Na ausência de Salles, outros técnicos e dirigentes do ministério acabam escalados para dar explicações, como o secretário-executivo Eduardo Lunardelli Novaes, que se tornou alvo dos parlamentares da oposição.
"Eduardo Lunardelli Novaes é de uma tradicional família de zebuzeiros, é um produtor rural no MMA. O delegado da Polícia Federal falou a esta comissão que os incêndios são de natureza criminosa, de fazendeiros que, eventualmente, desmataram parte de suas reservas, e o senhor fala aqui apenas de aspectos climáticos [como causadores das queimadas]?", questionou Paulo Teixeira (PT-SP).
Na comissão da Câmara, como deveria se esperar, também não faltam falas acusatórias ou irônicas em referência à fala de Salles, de que iria "passar a boiada" nas normas ambientais.

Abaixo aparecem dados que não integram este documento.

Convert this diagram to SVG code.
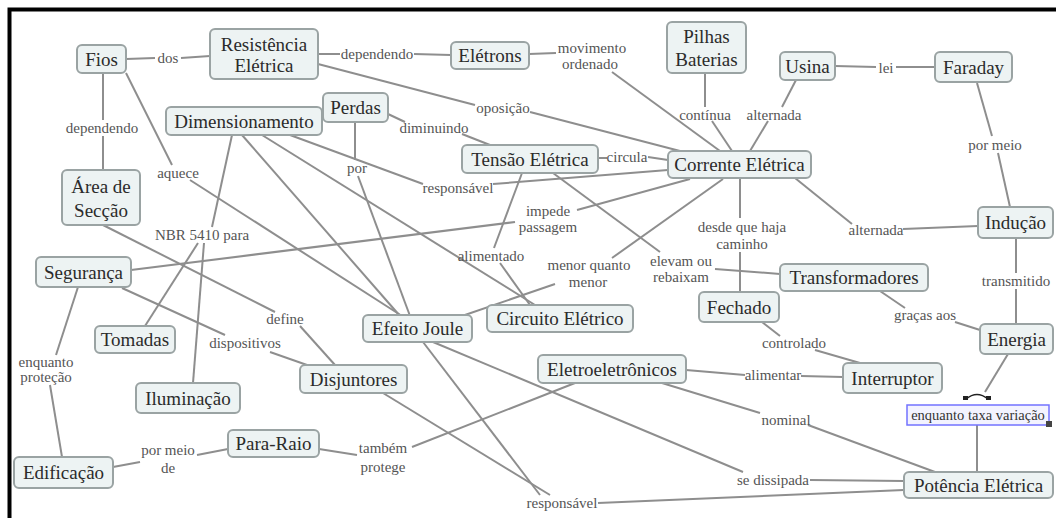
<svg xmlns="http://www.w3.org/2000/svg" width="1056" height="518" viewBox="0 0 1056 518">
<style>
.n rect{fill:#edf3f3;stroke:#9aa3a3;stroke-width:2}
.n text{font-family:"Liberation Serif",serif;font-size:19px;fill:#2b2b2b;text-anchor:middle}
.l{font-family:"Liberation Serif",serif;font-size:15px;fill:#555;text-anchor:middle}
#connectors line{stroke:#8e8e8e;stroke-width:2}
</style>
<rect width="1056" height="518" fill="#fff"/>
<path d="M9.5,518 V9.5 H1056" fill="none" stroke="#000" stroke-width="4"/>
<g id="connectors">
<line x1="126" y1="59" x2="155" y2="58"/><line x1="181" y1="58" x2="210" y2="56"/>
<line x1="318" y1="54" x2="340" y2="54"/><line x1="414" y1="54" x2="451" y2="55"/>
<line x1="529" y1="54" x2="556" y2="53"/><line x1="612" y1="72" x2="720" y2="151"/>
<line x1="318" y1="64" x2="475" y2="105"/><line x1="530" y1="112" x2="680" y2="151"/>
<line x1="705" y1="73" x2="705" y2="107"/><line x1="712" y1="121" x2="732" y2="151"/>
<line x1="796" y1="80" x2="782" y2="107"/><line x1="768" y1="121" x2="750" y2="151"/>
<line x1="835" y1="66" x2="876" y2="67"/><line x1="896" y1="67" x2="935" y2="67"/>
<line x1="977" y1="83" x2="992" y2="136"/><line x1="998" y1="153" x2="1010" y2="207"/>
<line x1="795" y1="178" x2="852" y2="224"/><line x1="903" y1="229" x2="978" y2="226"/>
<line x1="1016" y1="238" x2="1016" y2="273"/><line x1="1016" y1="289" x2="1016" y2="324"/>
<line x1="103" y1="73" x2="103" y2="120"/><line x1="103" y1="136" x2="103" y2="170"/>
<line x1="126" y1="73" x2="172" y2="165"/><line x1="190" y1="180" x2="402" y2="316"/>
<line x1="232" y1="135" x2="212" y2="227"/><line x1="198" y1="243" x2="145" y2="326"/><line x1="204" y1="243" x2="193" y2="383"/>
<line x1="290" y1="135" x2="423" y2="184"/><line x1="493" y1="184" x2="668" y2="170"/>
<line x1="242" y1="135" x2="400" y2="316"/><line x1="262" y1="135" x2="535" y2="305"/>
<line x1="388" y1="114" x2="405" y2="122"/><line x1="462" y1="134" x2="490" y2="145"/>
<line x1="355" y1="122" x2="355" y2="160"/><line x1="358" y1="176" x2="410" y2="316"/>
<line x1="522" y1="173" x2="494" y2="248"/><line x1="500" y1="263" x2="530" y2="305"/>
<line x1="598" y1="158" x2="607" y2="158"/><line x1="648" y1="157" x2="668" y2="160"/>
<line x1="553" y1="173" x2="660" y2="252"/><line x1="715" y1="269" x2="780" y2="274"/>
<line x1="690" y1="179" x2="577" y2="210"/><line x1="515" y1="222" x2="131" y2="270"/>
<line x1="723" y1="179" x2="612" y2="258"/><line x1="555" y1="284" x2="462" y2="316"/>
<line x1="740" y1="179" x2="740" y2="218"/><line x1="740" y1="252" x2="740" y2="292"/>
<line x1="762" y1="322" x2="780" y2="336"/><line x1="815" y1="350" x2="860" y2="363"/>
<line x1="880" y1="291" x2="905" y2="308"/><line x1="955" y1="322" x2="980" y2="330"/>
<line x1="103" y1="225" x2="275" y2="312"/><line x1="300" y1="326" x2="335" y2="365"/>
<line x1="122" y1="288" x2="225" y2="335"/><line x1="270" y1="352" x2="307" y2="365"/>
<line x1="78" y1="287" x2="56" y2="355"/><line x1="50" y1="385" x2="62" y2="457"/>
<line x1="113" y1="467" x2="140" y2="462"/><line x1="197" y1="455" x2="228" y2="449"/>
<line x1="319" y1="449" x2="357" y2="455"/><line x1="412" y1="447" x2="575" y2="383"/>
<line x1="383" y1="393" x2="550" y2="495"/>
<line x1="423" y1="342" x2="540" y2="495"/>
<line x1="433" y1="342" x2="743" y2="472"/><line x1="810" y1="480" x2="904" y2="481"/>
<line x1="598" y1="503" x2="904" y2="490"/>
<line x1="686" y1="370" x2="745" y2="375"/><line x1="801" y1="376" x2="843" y2="377"/>
<line x1="662" y1="383" x2="760" y2="413"/><line x1="808" y1="425" x2="935" y2="472"/>
<line x1="1008" y1="354" x2="985" y2="392"/><line x1="977" y1="425" x2="977" y2="472"/>
</g>
<g id="labels">
<text class="l" x="168" y="63">dos</text>
<text class="l" x="377" y="59">dependendo</text>
<text class="l" x="592" y="53">movimento</text>
<text class="l" x="590" y="69">ordenado</text>
<text class="l" x="503" y="113">oposição</text>
<text class="l" x="102" y="133">dependendo</text>
<text class="l" x="178" y="178">aquece</text>
<text class="l" x="434" y="133">diminuindo</text>
<text class="l" x="357" y="173">por</text>
<text class="l" x="458" y="193">responsável</text>
<text class="l" x="627" y="162">circula</text>
<text class="l" x="705" y="120">contínua</text>
<text class="l" x="774" y="120">alternada</text>
<text class="l" x="886" y="73">lei</text>
<text class="l" x="995" y="150">por meio</text>
<text class="l" x="548" y="216">impede</text>
<text class="l" x="548" y="232">passagem</text>
<text class="l" x="491" y="261">alimentado</text>
<text class="l" x="589" y="270">menor quanto</text>
<text class="l" x="588" y="287">menor</text>
<text class="l" x="681" y="266">elevam ou</text>
<text class="l" x="681" y="282">rebaixam</text>
<text class="l" x="742" y="232">desde que haja</text>
<text class="l" x="742" y="249">caminho</text>
<text class="l" x="876" y="235">alternada</text>
<text class="l" x="1016" y="286">transmitido</text>
<text class="l" x="925" y="320">graças aos</text>
<text class="l" x="202" y="240">NBR 5410 para</text>
<text class="l" x="285" y="324">define</text>
<text class="l" x="245" y="348">dispositivos</text>
<text class="l" x="46" y="367">enquanto</text>
<text class="l" x="46" y="382">proteção</text>
<text class="l" x="168" y="455">por meio</text>
<text class="l" x="168" y="473">de</text>
<text class="l" x="383" y="453">também</text>
<text class="l" x="383" y="472">protege</text>
<text class="l" x="562" y="508">responsável</text>
<text class="l" x="773" y="485">se dissipada</text>
<text class="l" x="786" y="425">nominal</text>
<text class="l" x="773" y="380">alimentar</text>
<text class="l" x="794" y="348">controlado</text>
</g>
<g id="n-fios" class="n"><rect x="77" y="45" width="49" height="28" rx="5"/><text x="101.5" y="65.5">Fios</text></g>
<g id="n-resistencia" class="n"><rect x="210" y="29" width="108" height="50" rx="5"/><text x="264" y="51">Resistência</text><text x="264" y="72">Elétrica</text></g>
<g id="n-eletrons" class="n"><rect x="451" y="42" width="78" height="27" rx="5"/><text x="490" y="62">Elétrons</text></g>
<g id="n-pilhas" class="n"><rect x="667" y="22" width="79" height="51" rx="5"/><text x="706.5" y="42.5">Pilhas</text><text x="706.5" y="66">Baterias</text></g>
<g id="n-usina" class="n"><rect x="780" y="52" width="55" height="28" rx="5"/><text x="807.5" y="72.5">Usina</text></g>
<g id="n-faraday" class="n"><rect x="935" y="52" width="77" height="30" rx="5"/><text x="973.5" y="73.5">Faraday</text></g>
<g id="n-dimensionamento" class="n"><rect x="166" y="107" width="156" height="28" rx="5"/><text x="244" y="127.5">Dimensionamento</text></g>
<g id="n-perdas" class="n"><rect x="323" y="93" width="65" height="29" rx="5"/><text x="355.5" y="114">Perdas</text></g>
<g id="n-tensao" class="n"><rect x="462" y="145" width="136" height="28" rx="5"/><text x="530" y="165.5">Tensão Elétrica</text></g>
<g id="n-corrente" class="n"><rect x="668" y="151" width="143" height="27" rx="5"/><text x="739.5" y="171">Corrente Elétrica</text></g>
<g id="n-area" class="n"><rect x="62" y="170" width="78" height="55" rx="5"/><text x="101" y="193">Área de</text><text x="101" y="216.5">Secção</text></g>
<g id="n-seguranca" class="n"><rect x="36" y="257" width="95" height="30" rx="5"/><text x="83.5" y="278.5">Segurança</text></g>
<g id="n-tomadas" class="n"><rect x="95" y="326" width="80" height="27" rx="5"/><text x="135" y="346">Tomadas</text></g>
<g id="n-iluminacao" class="n"><rect x="136" y="383" width="104" height="30" rx="5"/><text x="188" y="404.5">Iluminação</text></g>
<g id="n-edificacao" class="n"><rect x="14" y="457" width="99" height="31" rx="5"/><text x="63.5" y="479">Edificação</text></g>
<g id="n-pararaio" class="n"><rect x="228" y="430" width="91" height="27" rx="5"/><text x="273.5" y="450">Para-Raio</text></g>
<g id="n-efeito" class="n"><rect x="363" y="315" width="109" height="27" rx="5"/><text x="417.5" y="335">Efeito Joule</text></g>
<g id="n-circuito" class="n"><rect x="487" y="305" width="146" height="27" rx="5"/><text x="560" y="325">Circuito Elétrico</text></g>
<g id="n-fechado" class="n"><rect x="699" y="292" width="80" height="30" rx="5"/><text x="739" y="313.5">Fechado</text></g>
<g id="n-transformadores" class="n"><rect x="780" y="264" width="148" height="27" rx="5"/><text x="854" y="284">Transformadores</text></g>
<g id="n-inducao" class="n"><rect x="978" y="207" width="75" height="31" rx="5"/><text x="1015.5" y="229">Indução</text></g>
<g id="n-energia" class="n"><rect x="980" y="324" width="73" height="30" rx="5"/><text x="1016.5" y="345.5">Energia</text></g>
<g id="n-interruptor" class="n"><rect x="843" y="363" width="99" height="30" rx="5"/><text x="892.5" y="384.5">Interruptor</text></g>
<g id="n-eletroeletronicos" class="n"><rect x="538" y="355" width="148" height="28" rx="5"/><text x="612" y="375.5">Eletroeletrônicos</text></g>
<g id="n-disjuntores" class="n"><rect x="300" y="365" width="107" height="28" rx="5"/><text x="353.5" y="385.5">Disjuntores</text></g>
<g id="n-potencia" class="n"><rect x="904" y="472" width="149" height="26" rx="5"/><text x="978.5" y="491.5">Potência Elétrica</text></g>
<g id="n-taxa">
<rect x="907" y="405" width="142" height="20" fill="#f3f3ff" stroke="#7373ff" stroke-width="1.5"/>
<text x="978" y="420" style="font-family:'Liberation Serif',serif;font-size:14.5px;fill:#333;text-anchor:middle">enquanto taxa variação</text>
<path d="M966,399 Q977,390 988,399" fill="none" stroke="#222" stroke-width="1.5"/>
<rect x="963" y="396" width="5" height="4" fill="#222"/><rect x="986" y="396" width="5" height="4" fill="#222"/>
<rect x="1046" y="421" width="6" height="6" fill="#444"/>
</g>
</svg>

O líder do PSB na Câmara, deputado Alessandro Molon (RJ), defende uma atuação mais incisiva do colegiado. "Nós temos procurado fazer uma comissão que cumpra seu dever de fiscalização e controle, e isso impede que ela seja uma comissão chapa-branca", afirmou.
"É uma comissão que tem de ser firme, rigorosa. Não dá para fazer uma comissão e ficar passando pano para incompetências do governo. Não é uma comissão para ficar batendo palma para o governo com o Pantanal ardendo em chamas."